====== MATERIAL PROVIDED
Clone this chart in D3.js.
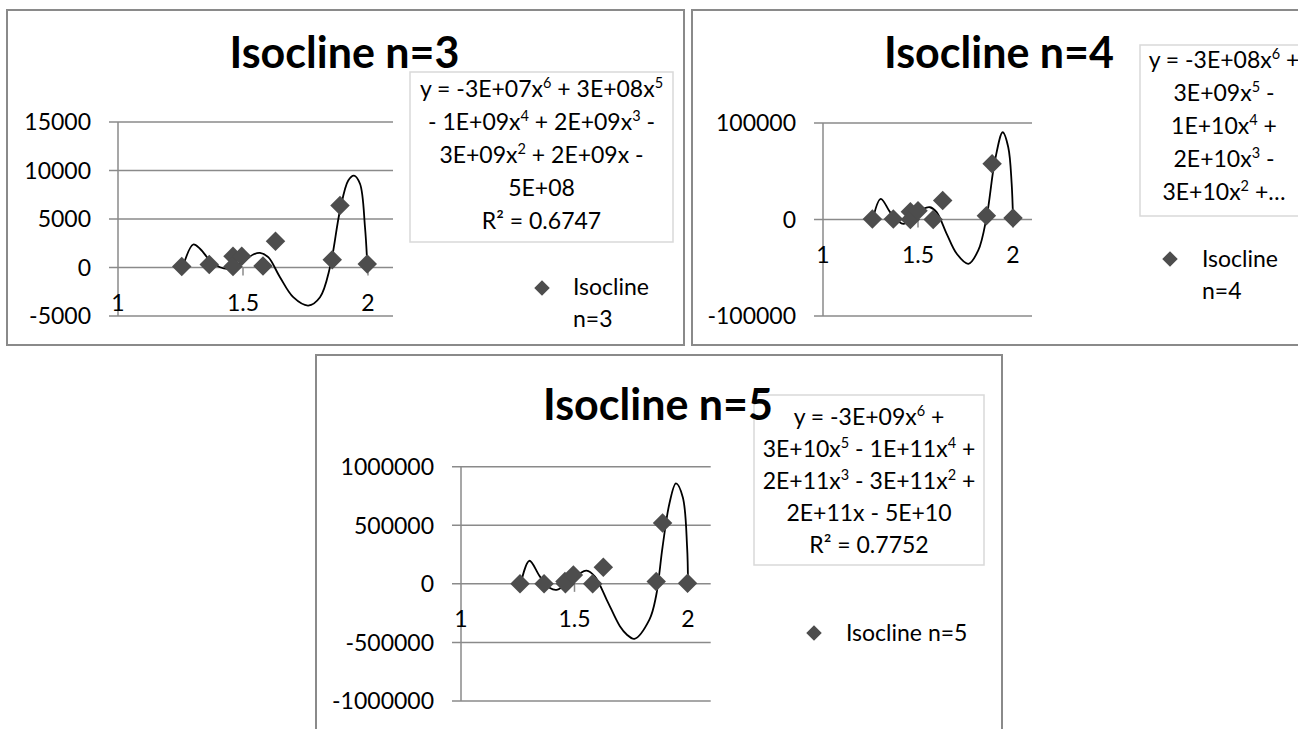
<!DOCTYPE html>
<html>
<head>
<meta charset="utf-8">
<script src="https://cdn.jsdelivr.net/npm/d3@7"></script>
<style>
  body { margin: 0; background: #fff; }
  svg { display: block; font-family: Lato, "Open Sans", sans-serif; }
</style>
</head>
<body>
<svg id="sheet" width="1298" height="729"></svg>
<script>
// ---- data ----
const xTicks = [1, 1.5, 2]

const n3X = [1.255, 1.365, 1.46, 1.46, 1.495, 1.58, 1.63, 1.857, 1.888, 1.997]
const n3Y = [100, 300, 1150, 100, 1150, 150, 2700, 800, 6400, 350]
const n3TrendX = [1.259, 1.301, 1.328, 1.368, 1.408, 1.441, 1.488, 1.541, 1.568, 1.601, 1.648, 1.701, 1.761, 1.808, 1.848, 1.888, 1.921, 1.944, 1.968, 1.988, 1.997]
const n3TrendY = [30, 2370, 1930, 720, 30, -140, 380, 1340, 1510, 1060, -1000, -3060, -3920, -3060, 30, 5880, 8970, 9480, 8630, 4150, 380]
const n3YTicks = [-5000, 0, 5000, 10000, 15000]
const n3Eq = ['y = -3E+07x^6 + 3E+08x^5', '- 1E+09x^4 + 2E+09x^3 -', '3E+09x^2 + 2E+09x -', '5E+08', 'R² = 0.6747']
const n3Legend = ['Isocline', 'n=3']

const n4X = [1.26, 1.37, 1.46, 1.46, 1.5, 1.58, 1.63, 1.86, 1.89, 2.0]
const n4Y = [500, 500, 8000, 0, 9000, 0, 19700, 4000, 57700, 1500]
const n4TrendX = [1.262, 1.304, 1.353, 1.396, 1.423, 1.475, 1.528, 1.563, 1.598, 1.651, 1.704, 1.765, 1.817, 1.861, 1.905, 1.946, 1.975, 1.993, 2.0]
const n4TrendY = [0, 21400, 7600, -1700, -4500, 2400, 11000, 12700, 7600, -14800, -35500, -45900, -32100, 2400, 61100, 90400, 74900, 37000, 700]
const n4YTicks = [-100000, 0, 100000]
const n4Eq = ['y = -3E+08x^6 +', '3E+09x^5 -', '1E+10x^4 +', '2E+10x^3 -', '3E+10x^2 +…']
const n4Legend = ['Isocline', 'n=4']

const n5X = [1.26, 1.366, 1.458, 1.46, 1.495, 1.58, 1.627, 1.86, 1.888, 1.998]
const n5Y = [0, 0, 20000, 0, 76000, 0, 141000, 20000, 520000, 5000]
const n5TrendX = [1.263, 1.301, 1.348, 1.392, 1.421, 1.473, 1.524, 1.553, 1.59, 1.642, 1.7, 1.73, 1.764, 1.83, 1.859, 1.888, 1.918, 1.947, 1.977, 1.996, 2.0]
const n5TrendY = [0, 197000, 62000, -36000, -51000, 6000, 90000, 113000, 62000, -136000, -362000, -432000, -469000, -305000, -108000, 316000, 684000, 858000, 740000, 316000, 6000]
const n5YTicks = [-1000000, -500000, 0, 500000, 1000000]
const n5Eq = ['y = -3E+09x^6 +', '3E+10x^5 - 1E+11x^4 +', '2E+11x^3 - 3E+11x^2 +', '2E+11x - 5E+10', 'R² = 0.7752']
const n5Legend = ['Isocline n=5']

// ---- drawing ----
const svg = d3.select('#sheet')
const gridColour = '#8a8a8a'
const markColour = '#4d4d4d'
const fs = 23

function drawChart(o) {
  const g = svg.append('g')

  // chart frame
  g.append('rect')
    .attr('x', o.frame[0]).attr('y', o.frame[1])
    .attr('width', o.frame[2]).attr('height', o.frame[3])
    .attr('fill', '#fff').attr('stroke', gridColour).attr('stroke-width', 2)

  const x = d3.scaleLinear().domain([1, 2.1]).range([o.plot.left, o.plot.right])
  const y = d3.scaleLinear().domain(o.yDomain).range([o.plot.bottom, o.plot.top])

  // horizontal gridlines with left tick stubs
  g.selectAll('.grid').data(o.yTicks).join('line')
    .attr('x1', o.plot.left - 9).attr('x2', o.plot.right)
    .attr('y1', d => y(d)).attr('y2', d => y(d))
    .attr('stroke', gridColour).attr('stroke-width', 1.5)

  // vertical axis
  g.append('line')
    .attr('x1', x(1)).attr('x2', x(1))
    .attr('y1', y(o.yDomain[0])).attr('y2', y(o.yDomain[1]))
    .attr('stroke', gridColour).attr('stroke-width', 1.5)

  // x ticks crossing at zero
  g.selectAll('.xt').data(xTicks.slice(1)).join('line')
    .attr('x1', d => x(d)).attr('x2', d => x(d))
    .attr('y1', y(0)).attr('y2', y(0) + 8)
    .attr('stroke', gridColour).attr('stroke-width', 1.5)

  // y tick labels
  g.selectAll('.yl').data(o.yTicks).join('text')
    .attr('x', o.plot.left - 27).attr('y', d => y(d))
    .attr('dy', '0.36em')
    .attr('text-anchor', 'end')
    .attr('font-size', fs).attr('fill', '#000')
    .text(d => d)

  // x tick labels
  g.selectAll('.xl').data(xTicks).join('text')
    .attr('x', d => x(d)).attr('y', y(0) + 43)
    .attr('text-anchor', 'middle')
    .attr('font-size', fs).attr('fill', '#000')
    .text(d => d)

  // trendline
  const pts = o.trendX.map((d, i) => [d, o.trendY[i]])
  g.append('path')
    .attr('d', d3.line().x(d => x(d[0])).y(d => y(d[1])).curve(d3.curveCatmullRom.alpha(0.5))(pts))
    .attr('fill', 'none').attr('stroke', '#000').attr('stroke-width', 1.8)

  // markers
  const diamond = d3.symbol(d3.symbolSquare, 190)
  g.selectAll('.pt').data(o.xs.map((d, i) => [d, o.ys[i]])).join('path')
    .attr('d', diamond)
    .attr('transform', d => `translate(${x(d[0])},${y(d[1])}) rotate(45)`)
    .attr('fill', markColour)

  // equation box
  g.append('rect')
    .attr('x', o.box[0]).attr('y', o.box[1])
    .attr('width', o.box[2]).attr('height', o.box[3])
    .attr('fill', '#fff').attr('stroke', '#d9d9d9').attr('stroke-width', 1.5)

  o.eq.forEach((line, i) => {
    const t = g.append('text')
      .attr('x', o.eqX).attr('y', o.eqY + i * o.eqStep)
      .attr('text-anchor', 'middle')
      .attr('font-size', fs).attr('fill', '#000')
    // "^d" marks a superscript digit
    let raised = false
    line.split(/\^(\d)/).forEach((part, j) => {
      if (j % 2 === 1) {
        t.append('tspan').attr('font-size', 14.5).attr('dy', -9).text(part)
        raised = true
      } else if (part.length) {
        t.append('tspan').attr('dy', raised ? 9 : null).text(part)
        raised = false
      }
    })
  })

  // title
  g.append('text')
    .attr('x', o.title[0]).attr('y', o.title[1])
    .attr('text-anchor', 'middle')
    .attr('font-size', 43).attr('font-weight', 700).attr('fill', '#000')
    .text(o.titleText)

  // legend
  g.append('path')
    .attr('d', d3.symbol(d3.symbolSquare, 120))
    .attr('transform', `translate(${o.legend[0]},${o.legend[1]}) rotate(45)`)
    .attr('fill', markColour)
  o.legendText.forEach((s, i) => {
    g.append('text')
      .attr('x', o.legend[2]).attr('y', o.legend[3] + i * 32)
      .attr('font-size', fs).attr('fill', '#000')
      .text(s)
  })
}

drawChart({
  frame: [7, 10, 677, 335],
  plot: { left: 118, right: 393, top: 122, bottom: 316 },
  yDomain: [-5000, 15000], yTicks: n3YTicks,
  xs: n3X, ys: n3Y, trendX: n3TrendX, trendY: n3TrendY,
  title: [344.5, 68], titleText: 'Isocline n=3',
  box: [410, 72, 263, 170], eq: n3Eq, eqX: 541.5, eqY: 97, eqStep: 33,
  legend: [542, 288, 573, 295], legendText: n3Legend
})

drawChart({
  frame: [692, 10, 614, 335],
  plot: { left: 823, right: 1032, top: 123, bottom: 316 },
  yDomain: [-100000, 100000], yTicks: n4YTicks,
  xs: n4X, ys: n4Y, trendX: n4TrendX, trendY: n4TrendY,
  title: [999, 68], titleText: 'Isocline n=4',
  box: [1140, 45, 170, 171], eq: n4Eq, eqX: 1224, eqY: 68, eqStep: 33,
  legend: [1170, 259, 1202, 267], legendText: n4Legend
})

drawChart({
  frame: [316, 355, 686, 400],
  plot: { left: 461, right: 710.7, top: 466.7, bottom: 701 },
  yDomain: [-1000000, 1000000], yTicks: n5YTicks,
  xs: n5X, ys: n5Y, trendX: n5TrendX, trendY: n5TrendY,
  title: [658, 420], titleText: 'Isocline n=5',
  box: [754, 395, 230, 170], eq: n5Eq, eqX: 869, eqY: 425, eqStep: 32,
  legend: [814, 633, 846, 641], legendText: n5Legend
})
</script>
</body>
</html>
============
====== MATERIAL PROVIDED
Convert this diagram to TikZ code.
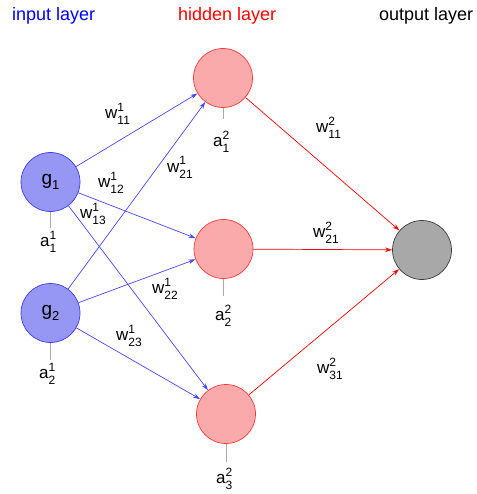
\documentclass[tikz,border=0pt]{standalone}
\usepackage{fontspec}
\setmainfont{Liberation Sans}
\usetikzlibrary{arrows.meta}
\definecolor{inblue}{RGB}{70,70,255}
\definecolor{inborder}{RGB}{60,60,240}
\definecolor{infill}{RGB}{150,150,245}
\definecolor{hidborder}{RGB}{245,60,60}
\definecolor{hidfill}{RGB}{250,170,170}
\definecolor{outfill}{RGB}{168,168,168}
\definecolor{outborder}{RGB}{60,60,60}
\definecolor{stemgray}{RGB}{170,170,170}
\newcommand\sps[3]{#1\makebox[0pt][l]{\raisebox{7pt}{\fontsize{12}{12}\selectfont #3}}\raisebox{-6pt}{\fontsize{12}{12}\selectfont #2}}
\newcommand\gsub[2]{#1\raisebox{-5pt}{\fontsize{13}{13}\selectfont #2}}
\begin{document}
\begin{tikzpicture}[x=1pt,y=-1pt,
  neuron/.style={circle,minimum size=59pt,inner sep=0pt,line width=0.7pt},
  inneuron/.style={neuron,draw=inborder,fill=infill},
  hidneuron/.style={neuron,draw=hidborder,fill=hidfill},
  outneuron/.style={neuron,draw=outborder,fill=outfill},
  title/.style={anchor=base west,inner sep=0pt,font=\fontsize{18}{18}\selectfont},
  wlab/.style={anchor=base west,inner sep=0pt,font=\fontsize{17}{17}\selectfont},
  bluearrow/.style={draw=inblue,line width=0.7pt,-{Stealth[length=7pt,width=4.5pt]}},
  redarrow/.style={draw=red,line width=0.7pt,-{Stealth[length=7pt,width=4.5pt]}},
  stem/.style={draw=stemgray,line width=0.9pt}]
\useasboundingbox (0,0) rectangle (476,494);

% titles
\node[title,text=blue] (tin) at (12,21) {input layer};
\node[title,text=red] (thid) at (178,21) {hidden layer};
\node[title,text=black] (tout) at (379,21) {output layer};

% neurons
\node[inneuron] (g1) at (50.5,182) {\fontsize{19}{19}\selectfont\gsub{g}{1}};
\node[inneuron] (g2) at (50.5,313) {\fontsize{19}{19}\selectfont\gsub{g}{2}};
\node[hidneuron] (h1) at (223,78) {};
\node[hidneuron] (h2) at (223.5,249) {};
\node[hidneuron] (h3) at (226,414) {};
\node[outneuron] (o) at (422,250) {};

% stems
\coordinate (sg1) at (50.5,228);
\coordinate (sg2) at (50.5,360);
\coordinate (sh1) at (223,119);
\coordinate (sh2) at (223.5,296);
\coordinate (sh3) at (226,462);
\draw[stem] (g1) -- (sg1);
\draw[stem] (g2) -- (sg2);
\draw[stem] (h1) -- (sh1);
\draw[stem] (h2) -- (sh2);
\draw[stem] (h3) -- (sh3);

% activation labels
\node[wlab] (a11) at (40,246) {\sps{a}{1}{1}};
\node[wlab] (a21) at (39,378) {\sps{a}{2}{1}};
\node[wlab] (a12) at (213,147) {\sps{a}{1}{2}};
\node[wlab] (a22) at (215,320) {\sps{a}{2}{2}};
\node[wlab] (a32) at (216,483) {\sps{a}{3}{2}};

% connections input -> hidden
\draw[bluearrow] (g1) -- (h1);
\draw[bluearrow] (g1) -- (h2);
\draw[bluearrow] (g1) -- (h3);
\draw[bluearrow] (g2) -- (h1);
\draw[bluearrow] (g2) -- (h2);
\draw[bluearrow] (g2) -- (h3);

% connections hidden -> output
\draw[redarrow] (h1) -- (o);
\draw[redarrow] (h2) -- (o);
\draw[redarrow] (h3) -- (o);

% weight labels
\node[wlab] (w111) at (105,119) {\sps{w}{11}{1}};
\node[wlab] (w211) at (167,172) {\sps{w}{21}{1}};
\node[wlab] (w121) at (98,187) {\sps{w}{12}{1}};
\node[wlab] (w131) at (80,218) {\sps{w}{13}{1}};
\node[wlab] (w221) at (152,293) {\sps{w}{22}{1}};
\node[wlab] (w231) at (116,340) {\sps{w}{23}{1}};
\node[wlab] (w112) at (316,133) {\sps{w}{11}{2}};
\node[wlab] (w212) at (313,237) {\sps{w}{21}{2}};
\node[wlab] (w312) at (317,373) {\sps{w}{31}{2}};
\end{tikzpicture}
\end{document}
============
TASK DESCRIPTION — Copy word for word only the lines above from the one with "Clone this chart in D3.js." through the one with "const xTicks = [1, 1.5, 2]". Leave pictures out.

ANSWER IN FULL —
Clone this chart in D3.js.
<!DOCTYPE html>
<html>
<head>
<meta charset="utf-8">
<script src="https://cdn.jsdelivr.net/npm/d3@7"></script>
<style>
  body { margin: 0; background: #fff; }
  svg { display: block; font-family: Lato, "Open Sans", sans-serif; }
</style>
</head>
<body>
<svg id="sheet" width="1298" height="729"></svg>
<script>
// ---- data ----
const xTicks = [1, 1.5, 2]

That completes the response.